15 October 2018
The VIPER Firearms Training System was presented to those attending the Post Incident Procedures seminar. Different scenarios were played on a video screen and delegates were put on the spot to assess situations, identify threats and decide whether or not to shoot.
Andy Dann, Managing Director of Dann Developments, explained that volunteers would be using weapons equipped with laser sensors, before inviting two audience members – Chris Fallows, a solicitor with Slater & Gordon, and Sharon Dalton from the Independent Office for Police Conduct (IOPC) to take the test.
They interacted with three scenarios – one being a hostage situation with two gunmen, another a den of drug dealers and a third situation where a mentally ill man was threatening to shoot himself or force police to open fire.

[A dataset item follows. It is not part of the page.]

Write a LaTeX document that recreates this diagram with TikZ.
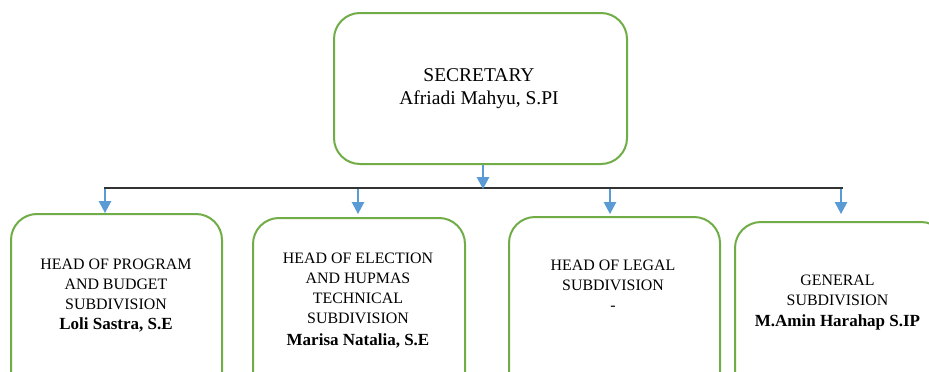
\documentclass[tikz,border=0pt]{standalone}
\usepackage{fontspec}
\setmainfont{Liberation Serif}
\usetikzlibrary{arrows.meta}
\definecolor{boxgreen}{HTML}{70AD47}
\definecolor{arrblue}{HTML}{5B9BD5}
\newcommand{\personname}[1]{{\fontsize{17}{20}\selectfont\bfseries #1}}
\begin{document}
\begin{tikzpicture}[x=1pt,y=-1pt,
  orgbox/.style={draw=boxgreen, line width=2pt, rounded corners=26pt, fill=white, anchor=north west, inner sep=0pt},
  lbl/.style={align=center, inner sep=0pt, anchor=north, font=\fontsize{15.9}{20}\selectfont},
  toplbl/.style={align=center, inner sep=0pt, anchor=north, font=\fontsize{19.5}{23}\selectfont},
  arr/.style={draw=arrblue, line width=1.3pt, -{Triangle[width=12.5pt,length=12pt]}},
  bus/.style={draw=black!80, line width=1.1pt}]
\useasboundingbox (0,0) rectangle (929,372);
\clip (0,0) rectangle (929,372);
% boxes
\node[orgbox, minimum width=293pt, minimum height=151pt] (sec) at (333,12) {};
\node[orgbox, minimum width=211pt, minimum height=190pt] (b1) at (10,213) {};
\node[orgbox, minimum width=212pt, minimum height=190pt] (b2) at (252,217) {};
\node[orgbox, minimum width=211pt, minimum height=190pt] (b3) at (508,216) {};
\node[orgbox, minimum width=212pt, minimum height=190pt] (b4) at (734,221) {};
% labels
\node[toplbl] (tsec) at (479,68) {SECRETARY\\Afriadi Mahyu, S.PI};
\node[lbl] (t1) at (116,259) {HEAD OF PROGRAM\\AND BUDGET\\SUBDIVISION\\\personname{Loli Sastra, S.E}};
\node[lbl] (t2) at (358,253) {HEAD OF ELECTION\\AND HUPMAS\\TECHNICAL\\SUBDIVISION\\[2pt]\personname{Marisa Natalia, S.E}};
\node[lbl] (t3) at (613,260) {HEAD OF LEGAL\\SUBDIVISION\\-};
\node[lbl] (t4) at (837.5,275) {GENERAL\\SUBDIVISION\\[1pt]\personname{M.Amin Harahap S.IP}};
% bus
\coordinate (busL) at (104,188);
\coordinate (busR) at (843,188);
\coordinate (busM) at (483,188);
\draw[bus] (busL) -- (busR);
\draw[arr] (sec.south -| busM) -- ([yshift=-1pt]busM);
\coordinate (s1) at (105,189); \coordinate (e1) at (105,213);
\coordinate (s2) at (358,189); \coordinate (e2) at (358,214);
\coordinate (s3) at (610,189); \coordinate (e3) at (610,214);
\coordinate (s4) at (841,189); \coordinate (e4) at (841,214);
\draw[arr] (s1) -- (e1);
\draw[arr] (s2) -- (e2);
\draw[arr] (s3) -- (e3);
\draw[arr] (s4) -- (e4);
\end{tikzpicture}
\end{document}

Two serving firearms officers then tackled the simulations, allowing delegates to see the differences in their approach. Afterwards, all four were questioned by delegates on what they saw, what they missed and their thinking in each situation.
PFEW Vice-Chair, Ché Donald said: “It’s always easy to look at an incident afterwards, frame by frame and slowed down, as a jury might do – but what officers see in the situation can be very different. As we saw in the session and heard from firearms officers, when you are faced with a threat your focus will be tunnel vision and periphery observation is not always obtained.”

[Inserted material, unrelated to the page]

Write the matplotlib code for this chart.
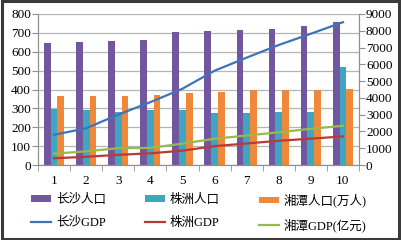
import matplotlib.pyplot as plt
import numpy as np
from matplotlib.patches import Rectangle

plt.rcParams['font.family'] = ['Liberation Serif', 'Noto Sans CJK SC']

# data
years = [1, 2, 3, 4, 5, 6, 7, 8, 9, 10]
cs_pop = [645, 652, 655, 662, 704, 709, 716, 722, 734, 755]
zz_pop = [295, 290, 283, 293, 293, 276, 276, 280, 280, 520]
xt_pop = [365, 368, 368, 373, 383, 388, 395, 395, 395, 402]
cs_gdp = [1799, 2190, 3001, 3745, 4547, 5619, 6399, 7153, 7824, 8510]
zz_gdp = [399, 490, 606, 696, 856, 1124, 1283, 1443, 1570, 1703]
xt_gdp = [676, 815, 1000, 1022, 1275, 1564, 1760, 1948, 2160, 2335]

PURPLE = '#7356a0'
TEAL = '#3fa6c0'
ORANGE = '#f0883c'
BLUE = '#3f74b8'
RED = '#b83a38'
GREEN = '#95bb4a'

fig = plt.figure(figsize=(4.01, 2.40), dpi=100)
fig.patch.set_facecolor('white')
fig.patches.append(Rectangle((0.004, 0.006), 0.992, 0.988, transform=fig.transFigure,
                             fill=False, edgecolor='#3a3a3a', lw=2.2))

ax = fig.add_axes([38 / 401, 75 / 240, 321 / 401, 151 / 240])
ax2 = ax.twinx()

x = np.array(years)
w = 0.21
b1 = ax.bar(x - w, cs_pop, w, color=PURPLE)
b2 = ax.bar(x, zz_pop, w, color=TEAL)
b3 = ax.bar(x + w, xt_pop, w, color=ORANGE)

l1, = ax2.plot(x, cs_gdp, color=BLUE, lw=1.6)
l2, = ax2.plot(x, zz_gdp, color=RED, lw=1.6)
l3, = ax2.plot(x, xt_gdp, color=GREEN, lw=1.6)

ax.set_xlim(0.5, 10.5)
ax.set_ylim(0, 800)
ax2.set_ylim(0, 9000)
ax.set_yticks(range(0, 801, 100))
ax2.set_yticks(range(0, 9001, 1000))
ax.set_xticks(years)
ax.set_xticks(np.arange(0.5, 10.6, 1), minor=True)
ax.tick_params(axis='x', which='major', length=0, pad=7, labelsize=9.5)
ax.tick_params(axis='x', which='minor', length=4, color='#909090')
ax.tick_params(axis='y', length=4, color='#909090', labelsize=9.5, pad=1)
ax2.tick_params(axis='y', length=4, color='#909090', labelsize=9.5, pad=1)

ax.grid(axis='y', color='#b5b5b5', lw=0.9)
ax.set_axisbelow(True)
for a in (ax, ax2):
    a.spines['top'].set_visible(False)
    for s in ('left', 'right', 'bottom'):
        a.spines[s].set_color('#909090')
        a.spines[s].set_linewidth(0.8)

# legend: three columns placed by hand
cols = [([b1, l1], ['长沙人口', '长沙GDP'], 31),
        ([b2, l2], ['株洲人口', '株洲GDP'], 145),
        ([b3, l3], ['湘潭人口(万人)', '湘潭GDP(亿元)'], 259)]
for handles, labels, xpx in cols:
    fig.legend(handles, labels, loc='upper left', bbox_to_anchor=(xpx / 401, 46 / 240),
               frameon=False, fontsize=9, handlelength=1.6, handleheight=0.4,
               handletextpad=0.4, labelspacing=0.85, borderpad=0, borderaxespad=0)

fig.savefig('out.png', dpi=100)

Later the footage was replayed to the audience and delegates were asked if they had seen one of the armed suspects fleeing the scene among a group of hostages. The firearms officers had – and one explained that “hands are threats – you tend to follow the hands” – they had seen the man was holding a weapon and shouted “gun”, so that the suspect would have been stopped by colleagues.
Federation reps in the audience made the point that a firearms officer who shoots a suicidal man who points a gun at police is likely to be viewed far more harshly by investigators and the public than one who fells a terrorist. It was agreed that Body Worn Video (BWV) is vital in such situations but should never diminish officers’ ‘honestly held belief’ which is key when assessing the rights or wrongs of whether to shoot.